*Your task*
Lines containing the string "React" are to be counted; report the total by itself.

Items from a dataset

=====

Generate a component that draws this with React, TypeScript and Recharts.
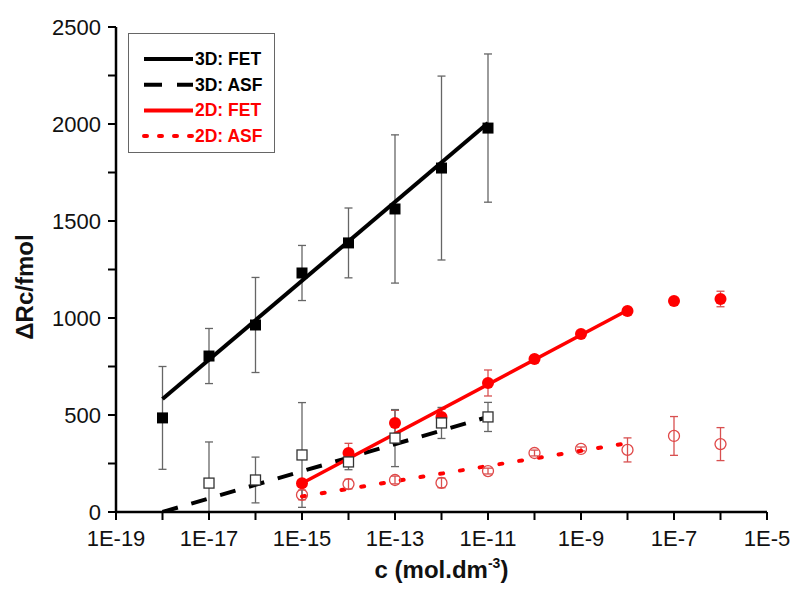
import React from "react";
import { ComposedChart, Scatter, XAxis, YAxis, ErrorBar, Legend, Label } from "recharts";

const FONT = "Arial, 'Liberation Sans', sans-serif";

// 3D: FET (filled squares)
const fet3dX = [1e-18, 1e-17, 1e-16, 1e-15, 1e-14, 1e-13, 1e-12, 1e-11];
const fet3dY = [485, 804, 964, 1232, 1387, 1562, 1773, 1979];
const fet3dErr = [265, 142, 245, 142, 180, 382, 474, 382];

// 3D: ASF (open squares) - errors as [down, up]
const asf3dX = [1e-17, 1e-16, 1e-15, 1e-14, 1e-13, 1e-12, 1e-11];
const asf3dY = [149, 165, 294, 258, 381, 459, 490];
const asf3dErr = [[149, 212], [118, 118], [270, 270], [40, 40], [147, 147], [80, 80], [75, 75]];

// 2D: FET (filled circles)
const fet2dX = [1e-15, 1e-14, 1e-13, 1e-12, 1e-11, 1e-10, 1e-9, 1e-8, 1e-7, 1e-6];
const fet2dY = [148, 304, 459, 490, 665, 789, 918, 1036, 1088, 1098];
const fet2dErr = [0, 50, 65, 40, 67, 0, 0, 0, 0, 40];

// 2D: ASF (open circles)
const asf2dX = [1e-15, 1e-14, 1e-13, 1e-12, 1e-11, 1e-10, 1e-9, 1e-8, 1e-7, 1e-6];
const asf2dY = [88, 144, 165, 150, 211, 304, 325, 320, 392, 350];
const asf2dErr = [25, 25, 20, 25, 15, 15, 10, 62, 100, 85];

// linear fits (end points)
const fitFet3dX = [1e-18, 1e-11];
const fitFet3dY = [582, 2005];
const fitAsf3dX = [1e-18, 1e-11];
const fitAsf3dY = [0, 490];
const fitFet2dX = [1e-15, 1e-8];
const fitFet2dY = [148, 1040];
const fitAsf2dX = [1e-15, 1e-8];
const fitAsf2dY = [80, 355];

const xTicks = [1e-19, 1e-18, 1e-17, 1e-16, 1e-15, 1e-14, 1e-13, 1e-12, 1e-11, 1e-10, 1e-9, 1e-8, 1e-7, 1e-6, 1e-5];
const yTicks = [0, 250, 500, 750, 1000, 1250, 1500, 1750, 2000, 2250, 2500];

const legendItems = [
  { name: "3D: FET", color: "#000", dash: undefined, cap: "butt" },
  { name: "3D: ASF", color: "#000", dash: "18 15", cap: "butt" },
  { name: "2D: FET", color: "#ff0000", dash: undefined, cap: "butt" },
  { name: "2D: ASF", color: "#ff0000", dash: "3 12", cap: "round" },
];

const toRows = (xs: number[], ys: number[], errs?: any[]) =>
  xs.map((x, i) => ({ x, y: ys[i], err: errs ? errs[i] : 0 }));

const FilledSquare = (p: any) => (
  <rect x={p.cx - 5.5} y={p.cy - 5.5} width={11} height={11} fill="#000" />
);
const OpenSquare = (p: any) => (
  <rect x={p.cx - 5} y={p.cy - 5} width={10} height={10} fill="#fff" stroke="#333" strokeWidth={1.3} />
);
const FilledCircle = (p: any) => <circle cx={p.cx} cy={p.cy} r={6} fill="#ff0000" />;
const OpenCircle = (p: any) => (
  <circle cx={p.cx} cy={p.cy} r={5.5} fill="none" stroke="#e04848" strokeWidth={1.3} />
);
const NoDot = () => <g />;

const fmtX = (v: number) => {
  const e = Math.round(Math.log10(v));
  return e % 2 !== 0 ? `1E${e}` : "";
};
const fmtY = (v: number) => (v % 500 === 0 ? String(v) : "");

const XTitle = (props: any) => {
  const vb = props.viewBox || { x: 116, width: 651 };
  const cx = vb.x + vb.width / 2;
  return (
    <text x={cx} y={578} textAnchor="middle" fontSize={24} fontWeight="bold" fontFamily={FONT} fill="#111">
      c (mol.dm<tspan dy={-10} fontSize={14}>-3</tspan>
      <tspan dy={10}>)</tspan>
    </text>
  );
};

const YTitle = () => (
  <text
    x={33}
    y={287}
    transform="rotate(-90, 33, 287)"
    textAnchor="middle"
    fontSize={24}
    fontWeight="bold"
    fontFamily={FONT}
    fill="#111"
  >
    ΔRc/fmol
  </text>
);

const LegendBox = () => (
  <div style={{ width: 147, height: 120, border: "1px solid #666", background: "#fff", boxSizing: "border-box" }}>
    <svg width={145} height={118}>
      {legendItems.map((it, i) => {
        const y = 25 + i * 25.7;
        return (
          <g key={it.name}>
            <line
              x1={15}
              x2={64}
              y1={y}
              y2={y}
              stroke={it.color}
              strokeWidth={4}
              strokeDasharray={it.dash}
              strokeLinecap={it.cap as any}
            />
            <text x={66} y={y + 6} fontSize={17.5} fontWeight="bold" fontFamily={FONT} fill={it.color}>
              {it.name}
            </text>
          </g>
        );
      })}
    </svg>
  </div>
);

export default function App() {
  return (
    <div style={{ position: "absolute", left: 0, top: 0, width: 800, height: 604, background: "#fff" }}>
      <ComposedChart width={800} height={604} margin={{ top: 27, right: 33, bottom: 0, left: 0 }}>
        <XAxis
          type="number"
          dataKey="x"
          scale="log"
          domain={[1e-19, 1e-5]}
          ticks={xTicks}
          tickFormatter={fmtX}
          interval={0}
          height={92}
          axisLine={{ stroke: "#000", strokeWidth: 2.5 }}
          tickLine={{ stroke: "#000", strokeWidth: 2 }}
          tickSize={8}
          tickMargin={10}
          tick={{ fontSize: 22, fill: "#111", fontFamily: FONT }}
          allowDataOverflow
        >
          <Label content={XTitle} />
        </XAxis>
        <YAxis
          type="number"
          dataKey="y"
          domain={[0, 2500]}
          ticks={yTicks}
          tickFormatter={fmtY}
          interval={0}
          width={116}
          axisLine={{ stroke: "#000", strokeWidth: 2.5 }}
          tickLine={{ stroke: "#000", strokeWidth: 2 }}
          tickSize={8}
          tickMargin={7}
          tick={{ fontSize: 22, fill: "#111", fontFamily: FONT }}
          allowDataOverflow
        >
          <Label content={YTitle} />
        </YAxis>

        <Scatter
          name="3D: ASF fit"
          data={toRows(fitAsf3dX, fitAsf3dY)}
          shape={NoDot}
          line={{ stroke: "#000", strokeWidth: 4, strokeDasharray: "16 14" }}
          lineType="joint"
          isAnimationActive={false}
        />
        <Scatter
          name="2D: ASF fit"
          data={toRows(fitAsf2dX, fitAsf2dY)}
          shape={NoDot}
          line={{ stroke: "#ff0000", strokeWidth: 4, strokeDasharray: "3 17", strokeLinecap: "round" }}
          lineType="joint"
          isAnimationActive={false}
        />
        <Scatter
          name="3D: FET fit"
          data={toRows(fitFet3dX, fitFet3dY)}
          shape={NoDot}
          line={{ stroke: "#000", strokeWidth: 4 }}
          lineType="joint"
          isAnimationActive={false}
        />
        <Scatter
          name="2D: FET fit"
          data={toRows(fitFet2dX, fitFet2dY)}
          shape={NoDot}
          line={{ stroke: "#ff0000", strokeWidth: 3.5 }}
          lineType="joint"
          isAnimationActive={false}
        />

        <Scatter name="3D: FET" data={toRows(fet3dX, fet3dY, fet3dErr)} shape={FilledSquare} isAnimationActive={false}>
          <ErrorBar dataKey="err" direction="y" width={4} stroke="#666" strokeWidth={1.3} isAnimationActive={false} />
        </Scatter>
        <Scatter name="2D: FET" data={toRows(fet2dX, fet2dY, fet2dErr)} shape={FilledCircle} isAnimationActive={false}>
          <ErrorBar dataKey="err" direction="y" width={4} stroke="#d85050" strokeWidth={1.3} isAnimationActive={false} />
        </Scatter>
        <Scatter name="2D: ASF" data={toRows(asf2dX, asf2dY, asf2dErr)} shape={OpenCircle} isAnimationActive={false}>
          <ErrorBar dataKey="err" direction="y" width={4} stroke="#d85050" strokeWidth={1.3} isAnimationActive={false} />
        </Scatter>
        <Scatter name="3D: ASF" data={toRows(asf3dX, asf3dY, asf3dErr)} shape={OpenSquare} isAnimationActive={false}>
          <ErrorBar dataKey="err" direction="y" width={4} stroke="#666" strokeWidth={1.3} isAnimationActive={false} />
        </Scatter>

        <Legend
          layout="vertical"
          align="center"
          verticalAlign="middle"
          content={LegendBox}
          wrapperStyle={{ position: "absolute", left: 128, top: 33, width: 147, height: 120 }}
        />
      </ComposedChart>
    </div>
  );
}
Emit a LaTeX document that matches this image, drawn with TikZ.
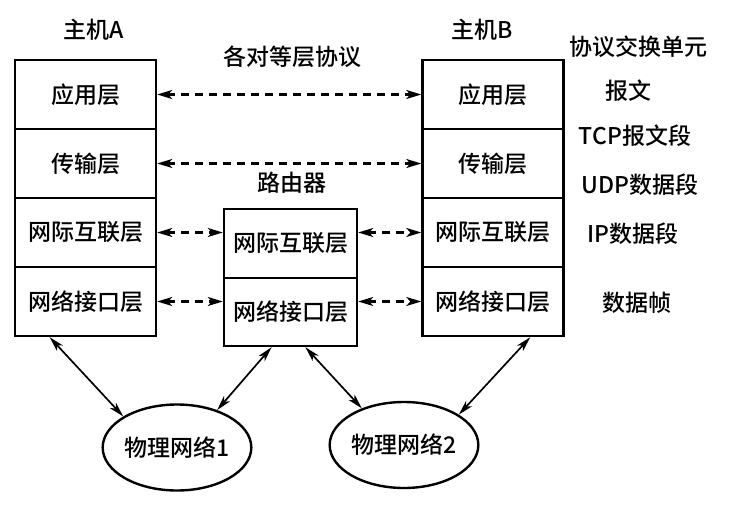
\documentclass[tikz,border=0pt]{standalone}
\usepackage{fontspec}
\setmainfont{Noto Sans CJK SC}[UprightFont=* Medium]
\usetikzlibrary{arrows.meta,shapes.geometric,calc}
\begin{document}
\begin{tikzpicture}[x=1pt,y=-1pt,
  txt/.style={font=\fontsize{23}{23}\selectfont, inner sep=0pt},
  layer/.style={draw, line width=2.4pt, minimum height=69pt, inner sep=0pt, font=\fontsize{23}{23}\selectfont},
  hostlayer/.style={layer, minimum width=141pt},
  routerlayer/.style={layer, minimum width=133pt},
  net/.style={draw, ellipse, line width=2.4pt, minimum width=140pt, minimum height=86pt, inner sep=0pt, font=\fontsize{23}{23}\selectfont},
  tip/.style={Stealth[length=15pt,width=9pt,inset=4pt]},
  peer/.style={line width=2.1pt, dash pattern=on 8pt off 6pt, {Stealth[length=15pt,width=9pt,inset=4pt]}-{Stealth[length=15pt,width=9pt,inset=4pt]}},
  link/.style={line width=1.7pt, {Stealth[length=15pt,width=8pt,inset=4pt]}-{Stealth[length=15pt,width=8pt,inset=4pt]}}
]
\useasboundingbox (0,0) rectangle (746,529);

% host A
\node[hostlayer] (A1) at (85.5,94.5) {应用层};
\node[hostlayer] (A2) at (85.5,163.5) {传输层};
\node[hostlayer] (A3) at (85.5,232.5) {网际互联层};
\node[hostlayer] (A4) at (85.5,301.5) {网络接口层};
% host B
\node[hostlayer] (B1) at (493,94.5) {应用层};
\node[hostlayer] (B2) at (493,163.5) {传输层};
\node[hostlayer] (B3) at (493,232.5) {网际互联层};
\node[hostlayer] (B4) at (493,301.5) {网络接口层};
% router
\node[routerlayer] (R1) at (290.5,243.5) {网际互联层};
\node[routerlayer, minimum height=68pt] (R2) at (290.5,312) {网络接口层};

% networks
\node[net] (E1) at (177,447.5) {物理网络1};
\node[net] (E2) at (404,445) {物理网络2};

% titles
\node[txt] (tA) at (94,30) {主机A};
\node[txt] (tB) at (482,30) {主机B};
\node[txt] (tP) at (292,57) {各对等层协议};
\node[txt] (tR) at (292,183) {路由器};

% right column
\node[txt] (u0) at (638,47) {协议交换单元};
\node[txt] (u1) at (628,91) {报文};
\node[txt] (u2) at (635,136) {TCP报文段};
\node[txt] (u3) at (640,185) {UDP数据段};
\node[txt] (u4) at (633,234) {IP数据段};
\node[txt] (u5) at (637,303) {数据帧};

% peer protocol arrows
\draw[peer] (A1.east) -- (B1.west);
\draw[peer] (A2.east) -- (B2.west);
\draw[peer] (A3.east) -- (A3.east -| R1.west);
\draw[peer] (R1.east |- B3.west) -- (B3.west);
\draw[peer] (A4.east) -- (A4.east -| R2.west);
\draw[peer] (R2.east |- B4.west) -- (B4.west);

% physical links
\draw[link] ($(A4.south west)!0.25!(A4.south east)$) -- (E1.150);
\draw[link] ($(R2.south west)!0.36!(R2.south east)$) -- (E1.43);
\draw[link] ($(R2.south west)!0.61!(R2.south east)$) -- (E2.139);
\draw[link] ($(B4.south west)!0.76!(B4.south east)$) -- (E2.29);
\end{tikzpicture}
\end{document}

=====

*Result for this exercise*
2